A representative for Prince Harry and Meghan Markle hit back at the "distorted narrative" that the couple left the royal family in 2020 for "privacy."
Amid the release of the Netflix documentary series, Harry & Meghan, some people began accusing the pair of hypocrisy over the false idea that they left the royal family over privacy concerns. Infamous Megxit troll Piers Morgan even tweeted, "Imagine bleating about privacy, then doing a kiss-and-tell reality series about your private lives?"
The couple's press secretary subsequently issued a statement that read, "The Duke and Duchess have never cited privacy as the reason for stepping back. This distorted narrative was intended to trap the couple into silence."
"They are choosing to share their story, on their terms, and yet, the tabloid media has created an entirely untrue narrative that permeates press coverage and public opinion."

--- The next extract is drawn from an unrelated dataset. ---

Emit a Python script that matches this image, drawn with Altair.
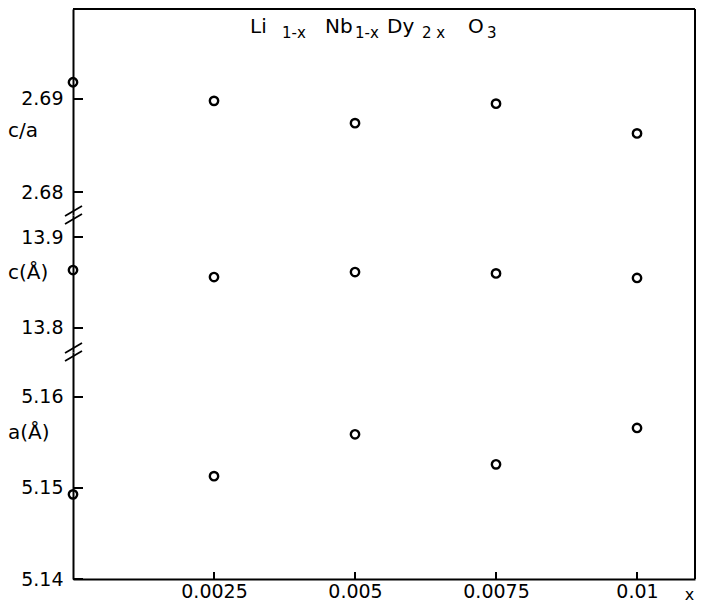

Indeed, Meghan and Harry didn't cite privacy as a reason for stepping back from the royal family in their January 2020 statement — because they didn't give any reason at all. "After many months of reflection and internal discussions, we have chosen to make a transition this year in starting to carve out a progressive new role within this institution," their Instagram post at the time read.
Shortly after they left their roles, Harry and Meghan did write a letter to various British tabloids saying that they would move forward with a policy of “zero engagement" — but that was because of “distorted, false, or invasive beyond reason" stories written about them.

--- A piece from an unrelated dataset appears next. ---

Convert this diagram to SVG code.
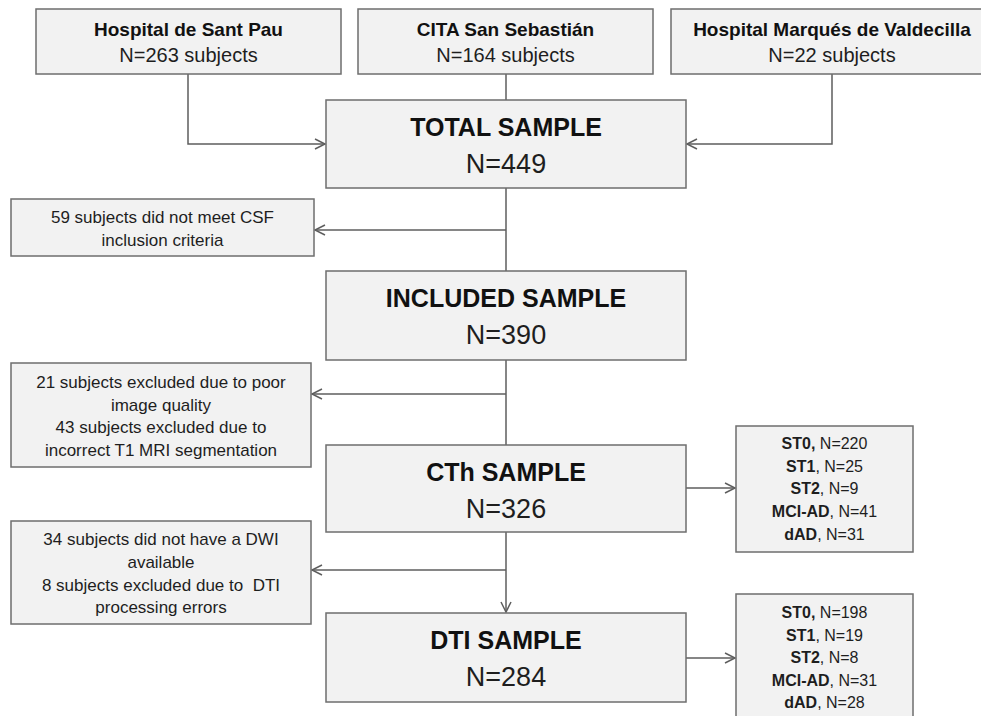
<svg xmlns="http://www.w3.org/2000/svg" width="981" height="716" viewBox="0 0 981 716">
<style>
.box{fill:#f2f2f2;stroke:#6e6e6e;stroke-width:1.5}
.ln{fill:none;stroke:#5e5e5e;stroke-width:1.5}
.t{font-family:"Liberation Sans",Arial,sans-serif;fill:#1e1e1e;text-anchor:middle}
.hb{font-size:19px;font-weight:bold;fill:#111}
.hn{font-size:20px}
.big{font-size:25px;font-weight:bold;fill:#111}
.num{font-size:27px}
.sm{font-size:17px}
.st{font-size:16px}
.b{font-weight:bold}
</style>
<defs>
<marker id="arr" markerUnits="userSpaceOnUse" markerWidth="14" markerHeight="14" viewBox="-12 -7 14 14" refX="0" refY="0" orient="auto">
<path d="M-10,-5 L0,0 L-10,5" fill="none" stroke="#5e5e5e" stroke-width="1.5"/>
</marker>
</defs>
<rect width="981" height="716" fill="#ffffff"/>
<g id="connectors">
<path class="ln" d="M188,74 V144 H325" marker-end="url(#arr)"/>
<path class="ln" d="M506,74 V100"/>
<path class="ln" d="M832,74 V144 H687" marker-end="url(#arr)"/>
<path class="ln" d="M506,188 V271"/>
<path class="ln" d="M506,230 H315" marker-end="url(#arr)"/>
<path class="ln" d="M506,360 V445"/>
<path class="ln" d="M506,394 H312" marker-end="url(#arr)"/>
<path class="ln" d="M506,532 V612" marker-end="url(#arr)"/>
<path class="ln" d="M506,570 H312" marker-end="url(#arr)"/>
<path class="ln" d="M686,488 H735" marker-end="url(#arr)"/>
<path class="ln" d="M686,658 H735" marker-end="url(#arr)"/>
</g>
<g id="santpau">
<rect class="box" x="36" y="9" width="305" height="65"/>
<text class="t hb" x="188.5" y="36">Hospital de Sant Pau</text>
<text class="t hn" x="188.5" y="62">N=263 subjects</text>
</g>
<g id="cita">
<rect class="box" x="358" y="9" width="295" height="65"/>
<text class="t hb" x="505.5" y="36">CITA San Sebastián</text>
<text class="t hn" x="505.5" y="62">N=164 subjects</text>
</g>
<g id="valdecilla">
<rect class="box" x="671" y="9" width="322" height="65"/>
<text class="t hb" x="832" y="36">Hospital Marqués de Valdecilla</text>
<text class="t hn" x="832" y="62">N=22 subjects</text>
</g>
<g id="total">
<rect class="box" x="326" y="100" width="360" height="88"/>
<text class="t big" x="506" y="136">TOTAL SAMPLE</text>
<text class="t num" x="506" y="173">N=449</text>
</g>
<g id="csf">
<rect class="box" x="11" y="199" width="303" height="57"/>
<text class="t sm" x="162.5" y="223">59 subjects did not meet CSF</text>
<text class="t sm" x="162.5" y="245.5">inclusion criteria</text>
</g>
<g id="included">
<rect class="box" x="326" y="271" width="360" height="89"/>
<text class="t big" x="506" y="307">INCLUDED SAMPLE</text>
<text class="t num" x="506" y="344">N=390</text>
</g>
<g id="excl-image">
<rect class="box" x="11" y="363" width="300" height="104"/>
<text class="t sm" x="161" y="388">21 subjects excluded due to poor</text>
<text class="t sm" x="161" y="410.5">image quality</text>
<text class="t sm" x="161" y="433">43 subjects excluded due to</text>
<text class="t sm" x="161" y="455.5">incorrect T1 MRI segmentation</text>
</g>
<g id="cth">
<rect class="box" x="326" y="445" width="360" height="87"/>
<text class="t big" x="506" y="481">CTh SAMPLE</text>
<text class="t num" x="506" y="518">N=326</text>
</g>
<g id="cth-groups">
<rect class="box" x="736" y="426" width="177" height="126"/>
<text class="t st" x="824.5" y="449"><tspan class="b">ST0,</tspan> N=220</text>
<text class="t st" x="824.5" y="471.7"><tspan class="b">ST1</tspan>, N=25</text>
<text class="t st" x="824.5" y="494.4"><tspan class="b">ST2</tspan>, N=9</text>
<text class="t st" x="824.5" y="517"><tspan class="b">MCI-AD</tspan>, N=41</text>
<text class="t st" x="824.5" y="539.8"><tspan class="b">dAD</tspan>, N=31</text>
</g>
<g id="excl-dwi">
<rect class="box" x="11" y="521" width="300" height="103"/>
<text class="t sm" x="161" y="545">34 subjects did not have a DWI</text>
<text class="t sm" x="161" y="567.5">available</text>
<text class="t sm" x="161" y="590.5" xml:space="preserve">8 subjects excluded due to  DTI</text>
<text class="t sm" x="161" y="613">processing errors</text>
</g>
<g id="dti">
<rect class="box" x="326" y="613" width="360" height="89"/>
<text class="t big" x="506" y="649">DTI SAMPLE</text>
<text class="t num" x="506" y="686">N=284</text>
</g>
<g id="dti-groups">
<rect class="box" x="736" y="594" width="177" height="128"/>
<text class="t st" x="824.5" y="618"><tspan class="b">ST0,</tspan> N=198</text>
<text class="t st" x="824.5" y="640.5"><tspan class="b">ST1</tspan>, N=19</text>
<text class="t st" x="824.5" y="663"><tspan class="b">ST2</tspan>, N=8</text>
<text class="t st" x="824.5" y="685.5"><tspan class="b">MCI-AD</tspan>, N=31</text>
<text class="t st" x="824.5" y="708"><tspan class="b">dAD</tspan>, N=28</text>
</g>
</svg>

The following year, Meghan successfully sued publisher Associated Newspapers for invasion of privacy and copyright infringement after they published portions of a letter that she wrote to her father about marrying Harry. Meghan subsequently called the Mail on Sunday's practices “illegal and dehumanizing" after the victory.
Meghan did address the "false narrative" over privacy head-on in an unaired moment in her March 2021 interview with Oprah, saying, "Everyone has a basic right to privacy. Basic...I've never talked about privacy."
And earlier this year, she told the Cut that it was easier to send Archie to school in the US — as in England, she wouldn't be able to do school pickup without hoards of photographers. “Sorry, I have a problem with that. That doesn’t make me obsessed with privacy. That makes me a strong and good parent protecting my child,” she said.